Output the line that holds "Emit a Python", the line that holds "ax.plot(x, vals, zorder=3, **st)", and every line between them, exactly, but none of the pictures.

:: Exercise materials ::
────────────────────

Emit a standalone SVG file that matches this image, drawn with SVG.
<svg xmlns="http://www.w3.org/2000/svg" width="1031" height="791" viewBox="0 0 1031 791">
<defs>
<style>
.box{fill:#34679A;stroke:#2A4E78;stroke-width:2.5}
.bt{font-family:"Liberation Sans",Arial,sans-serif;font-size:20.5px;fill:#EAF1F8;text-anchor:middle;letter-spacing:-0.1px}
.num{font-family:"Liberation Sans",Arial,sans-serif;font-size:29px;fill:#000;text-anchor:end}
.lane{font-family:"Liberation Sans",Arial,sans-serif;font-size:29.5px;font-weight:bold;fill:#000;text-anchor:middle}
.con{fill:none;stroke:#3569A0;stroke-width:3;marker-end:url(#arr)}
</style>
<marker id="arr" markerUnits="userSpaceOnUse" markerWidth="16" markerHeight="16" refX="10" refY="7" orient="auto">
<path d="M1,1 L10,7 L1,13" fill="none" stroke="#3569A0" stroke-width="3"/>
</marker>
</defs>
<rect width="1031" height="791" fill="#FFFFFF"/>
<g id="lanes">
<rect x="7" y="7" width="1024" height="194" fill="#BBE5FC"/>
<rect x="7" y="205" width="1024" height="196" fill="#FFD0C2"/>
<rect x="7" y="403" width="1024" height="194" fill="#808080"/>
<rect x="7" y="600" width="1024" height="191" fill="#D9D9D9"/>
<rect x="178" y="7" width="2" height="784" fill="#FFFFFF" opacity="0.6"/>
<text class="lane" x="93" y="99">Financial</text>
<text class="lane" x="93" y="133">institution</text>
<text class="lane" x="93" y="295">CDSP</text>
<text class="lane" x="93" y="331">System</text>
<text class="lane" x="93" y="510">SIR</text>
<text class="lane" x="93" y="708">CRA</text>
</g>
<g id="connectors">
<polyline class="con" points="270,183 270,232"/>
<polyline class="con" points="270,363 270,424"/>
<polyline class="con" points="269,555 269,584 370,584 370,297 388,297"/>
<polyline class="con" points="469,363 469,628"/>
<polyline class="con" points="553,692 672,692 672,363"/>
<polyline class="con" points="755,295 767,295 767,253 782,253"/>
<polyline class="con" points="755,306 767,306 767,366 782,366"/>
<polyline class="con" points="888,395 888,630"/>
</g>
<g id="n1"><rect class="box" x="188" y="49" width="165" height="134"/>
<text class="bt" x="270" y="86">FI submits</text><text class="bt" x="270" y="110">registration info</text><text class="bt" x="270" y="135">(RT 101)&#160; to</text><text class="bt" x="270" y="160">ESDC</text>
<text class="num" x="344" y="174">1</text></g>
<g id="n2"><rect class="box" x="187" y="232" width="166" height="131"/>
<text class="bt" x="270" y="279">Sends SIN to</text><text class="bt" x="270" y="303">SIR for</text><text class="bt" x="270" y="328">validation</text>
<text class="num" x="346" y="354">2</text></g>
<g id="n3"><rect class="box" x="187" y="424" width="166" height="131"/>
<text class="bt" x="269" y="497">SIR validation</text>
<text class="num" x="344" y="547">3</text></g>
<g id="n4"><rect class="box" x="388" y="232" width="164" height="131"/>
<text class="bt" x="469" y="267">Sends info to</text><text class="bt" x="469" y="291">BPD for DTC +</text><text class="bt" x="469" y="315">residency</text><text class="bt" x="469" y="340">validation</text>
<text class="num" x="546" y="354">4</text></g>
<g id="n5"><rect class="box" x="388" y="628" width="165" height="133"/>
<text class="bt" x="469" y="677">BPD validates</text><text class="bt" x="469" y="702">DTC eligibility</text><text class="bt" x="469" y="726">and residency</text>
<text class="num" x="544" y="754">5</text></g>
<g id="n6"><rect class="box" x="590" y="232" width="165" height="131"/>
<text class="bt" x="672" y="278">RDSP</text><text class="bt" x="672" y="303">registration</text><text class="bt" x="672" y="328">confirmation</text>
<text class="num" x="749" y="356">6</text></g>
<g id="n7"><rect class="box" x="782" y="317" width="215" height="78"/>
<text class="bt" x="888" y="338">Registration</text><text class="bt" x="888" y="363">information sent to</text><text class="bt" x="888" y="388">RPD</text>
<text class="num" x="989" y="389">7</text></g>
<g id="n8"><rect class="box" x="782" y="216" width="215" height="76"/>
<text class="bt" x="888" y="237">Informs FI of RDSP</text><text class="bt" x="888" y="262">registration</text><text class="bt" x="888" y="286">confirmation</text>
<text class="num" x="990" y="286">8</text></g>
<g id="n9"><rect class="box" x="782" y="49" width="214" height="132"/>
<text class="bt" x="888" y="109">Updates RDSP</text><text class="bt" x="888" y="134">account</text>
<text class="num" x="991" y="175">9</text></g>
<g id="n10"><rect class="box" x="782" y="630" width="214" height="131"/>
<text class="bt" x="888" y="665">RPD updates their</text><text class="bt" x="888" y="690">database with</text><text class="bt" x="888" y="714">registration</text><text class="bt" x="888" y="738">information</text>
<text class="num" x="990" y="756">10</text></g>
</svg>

────────────────────

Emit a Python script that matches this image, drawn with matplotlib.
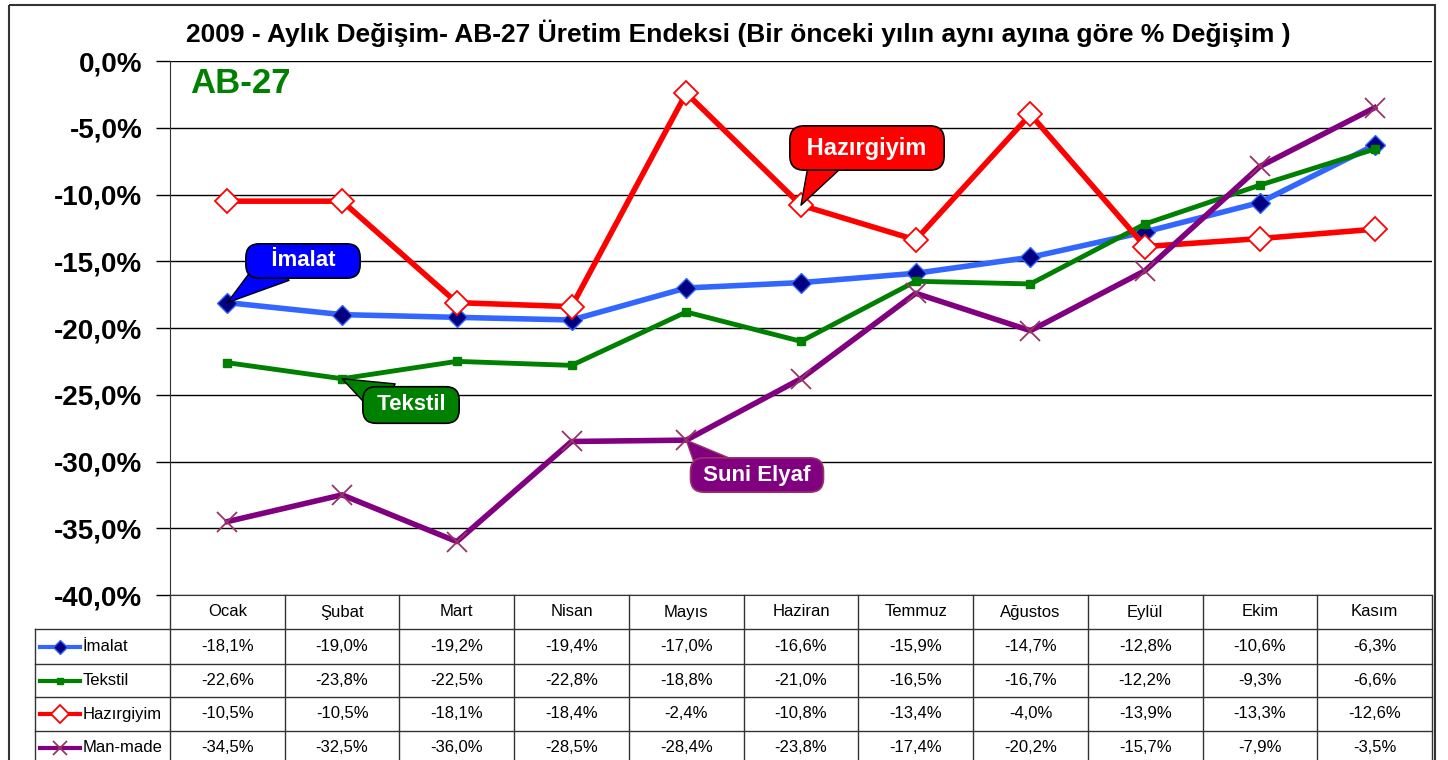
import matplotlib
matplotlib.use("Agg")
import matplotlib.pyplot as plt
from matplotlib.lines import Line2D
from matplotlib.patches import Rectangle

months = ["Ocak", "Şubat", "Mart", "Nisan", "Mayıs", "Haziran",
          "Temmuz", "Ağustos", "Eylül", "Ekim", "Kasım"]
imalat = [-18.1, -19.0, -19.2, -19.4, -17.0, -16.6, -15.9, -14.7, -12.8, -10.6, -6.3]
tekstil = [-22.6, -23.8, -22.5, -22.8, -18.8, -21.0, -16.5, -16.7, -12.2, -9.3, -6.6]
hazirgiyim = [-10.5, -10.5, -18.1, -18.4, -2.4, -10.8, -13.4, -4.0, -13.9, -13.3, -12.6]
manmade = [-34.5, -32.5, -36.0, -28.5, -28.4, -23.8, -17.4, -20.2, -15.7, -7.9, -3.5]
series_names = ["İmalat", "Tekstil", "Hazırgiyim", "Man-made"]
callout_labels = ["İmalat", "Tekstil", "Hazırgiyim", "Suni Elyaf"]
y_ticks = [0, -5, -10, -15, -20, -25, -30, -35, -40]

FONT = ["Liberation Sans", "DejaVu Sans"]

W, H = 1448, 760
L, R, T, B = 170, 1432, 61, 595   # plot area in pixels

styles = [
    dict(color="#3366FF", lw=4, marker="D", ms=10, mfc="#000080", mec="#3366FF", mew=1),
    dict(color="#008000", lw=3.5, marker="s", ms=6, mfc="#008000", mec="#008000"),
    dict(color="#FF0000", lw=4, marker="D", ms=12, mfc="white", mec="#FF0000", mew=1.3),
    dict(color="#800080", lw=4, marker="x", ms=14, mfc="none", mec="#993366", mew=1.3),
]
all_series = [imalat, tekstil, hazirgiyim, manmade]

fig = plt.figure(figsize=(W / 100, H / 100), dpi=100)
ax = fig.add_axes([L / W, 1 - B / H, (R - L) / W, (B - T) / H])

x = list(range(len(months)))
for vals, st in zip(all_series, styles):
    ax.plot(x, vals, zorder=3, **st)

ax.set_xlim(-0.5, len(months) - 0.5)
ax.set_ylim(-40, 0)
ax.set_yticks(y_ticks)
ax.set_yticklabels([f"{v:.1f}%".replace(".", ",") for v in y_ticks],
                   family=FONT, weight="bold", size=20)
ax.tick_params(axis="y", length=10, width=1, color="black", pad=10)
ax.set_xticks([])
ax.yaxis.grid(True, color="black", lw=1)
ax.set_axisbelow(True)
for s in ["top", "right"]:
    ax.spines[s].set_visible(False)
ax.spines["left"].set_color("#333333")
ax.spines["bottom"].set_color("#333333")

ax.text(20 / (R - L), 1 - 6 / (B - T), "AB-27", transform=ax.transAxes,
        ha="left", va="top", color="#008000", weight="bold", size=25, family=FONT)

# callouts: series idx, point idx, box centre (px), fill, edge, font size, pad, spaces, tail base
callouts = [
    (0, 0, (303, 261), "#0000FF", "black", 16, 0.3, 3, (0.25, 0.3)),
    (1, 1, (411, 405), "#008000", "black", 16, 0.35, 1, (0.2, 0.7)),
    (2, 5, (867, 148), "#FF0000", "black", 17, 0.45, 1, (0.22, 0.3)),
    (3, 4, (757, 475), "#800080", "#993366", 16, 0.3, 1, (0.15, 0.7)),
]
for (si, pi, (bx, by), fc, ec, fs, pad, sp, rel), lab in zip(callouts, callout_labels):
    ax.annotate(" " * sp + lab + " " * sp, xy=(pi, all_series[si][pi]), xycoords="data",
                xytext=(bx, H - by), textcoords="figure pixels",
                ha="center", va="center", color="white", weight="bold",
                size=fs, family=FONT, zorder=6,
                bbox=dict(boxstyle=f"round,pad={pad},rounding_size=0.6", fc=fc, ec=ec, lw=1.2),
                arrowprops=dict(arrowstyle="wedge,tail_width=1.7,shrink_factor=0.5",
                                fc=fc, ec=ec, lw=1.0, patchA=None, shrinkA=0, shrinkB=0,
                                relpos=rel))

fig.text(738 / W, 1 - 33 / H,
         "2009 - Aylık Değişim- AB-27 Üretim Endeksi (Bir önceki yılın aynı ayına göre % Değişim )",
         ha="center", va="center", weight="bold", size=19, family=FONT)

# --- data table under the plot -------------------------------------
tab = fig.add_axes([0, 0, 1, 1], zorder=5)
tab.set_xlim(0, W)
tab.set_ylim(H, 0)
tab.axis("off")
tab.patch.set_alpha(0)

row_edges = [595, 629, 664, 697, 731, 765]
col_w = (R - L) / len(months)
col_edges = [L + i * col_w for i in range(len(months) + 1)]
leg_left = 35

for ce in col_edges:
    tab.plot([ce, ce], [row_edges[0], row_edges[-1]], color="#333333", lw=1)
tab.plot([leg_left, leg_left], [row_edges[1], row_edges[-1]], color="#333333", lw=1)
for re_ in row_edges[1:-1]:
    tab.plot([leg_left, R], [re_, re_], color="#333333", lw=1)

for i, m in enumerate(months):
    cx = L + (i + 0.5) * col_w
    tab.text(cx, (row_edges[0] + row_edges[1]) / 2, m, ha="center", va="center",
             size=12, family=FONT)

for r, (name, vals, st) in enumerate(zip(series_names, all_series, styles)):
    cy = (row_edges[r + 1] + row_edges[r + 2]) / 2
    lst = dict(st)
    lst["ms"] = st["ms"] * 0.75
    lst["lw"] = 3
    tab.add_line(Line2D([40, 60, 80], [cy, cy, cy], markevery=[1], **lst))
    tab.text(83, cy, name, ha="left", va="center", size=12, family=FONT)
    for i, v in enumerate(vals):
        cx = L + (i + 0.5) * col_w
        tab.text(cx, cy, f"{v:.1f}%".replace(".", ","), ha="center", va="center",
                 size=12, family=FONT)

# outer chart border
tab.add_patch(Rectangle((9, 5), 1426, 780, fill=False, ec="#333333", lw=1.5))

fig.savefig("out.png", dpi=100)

────────────────────

:: Reply to the task ::
Emit a Python script that matches this image, drawn with matplotlib.
import matplotlib
matplotlib.use("Agg")
import matplotlib.pyplot as plt
from matplotlib.lines import Line2D
from matplotlib.patches import Rectangle

months = ["Ocak", "Şubat", "Mart", "Nisan", "Mayıs", "Haziran",
          "Temmuz", "Ağustos", "Eylül", "Ekim", "Kasım"]
imalat = [-18.1, -19.0, -19.2, -19.4, -17.0, -16.6, -15.9, -14.7, -12.8, -10.6, -6.3]
tekstil = [-22.6, -23.8, -22.5, -22.8, -18.8, -21.0, -16.5, -16.7, -12.2, -9.3, -6.6]
hazirgiyim = [-10.5, -10.5, -18.1, -18.4, -2.4, -10.8, -13.4, -4.0, -13.9, -13.3, -12.6]
manmade = [-34.5, -32.5, -36.0, -28.5, -28.4, -23.8, -17.4, -20.2, -15.7, -7.9, -3.5]
series_names = ["İmalat", "Tekstil", "Hazırgiyim", "Man-made"]
callout_labels = ["İmalat", "Tekstil", "Hazırgiyim", "Suni Elyaf"]
y_ticks = [0, -5, -10, -15, -20, -25, -30, -35, -40]

FONT = ["Liberation Sans", "DejaVu Sans"]

W, H = 1448, 760
L, R, T, B = 170, 1432, 61, 595   # plot area in pixels

styles = [
    dict(color="#3366FF", lw=4, marker="D", ms=10, mfc="#000080", mec="#3366FF", mew=1),
    dict(color="#008000", lw=3.5, marker="s", ms=6, mfc="#008000", mec="#008000"),
    dict(color="#FF0000", lw=4, marker="D", ms=12, mfc="white", mec="#FF0000", mew=1.3),
    dict(color="#800080", lw=4, marker="x", ms=14, mfc="none", mec="#993366", mew=1.3),
]
all_series = [imalat, tekstil, hazirgiyim, manmade]

fig = plt.figure(figsize=(W / 100, H / 100), dpi=100)
ax = fig.add_axes([L / W, 1 - B / H, (R - L) / W, (B - T) / H])

x = list(range(len(months)))
for vals, st in zip(all_series, styles):
    ax.plot(x, vals, zorder=3, **st)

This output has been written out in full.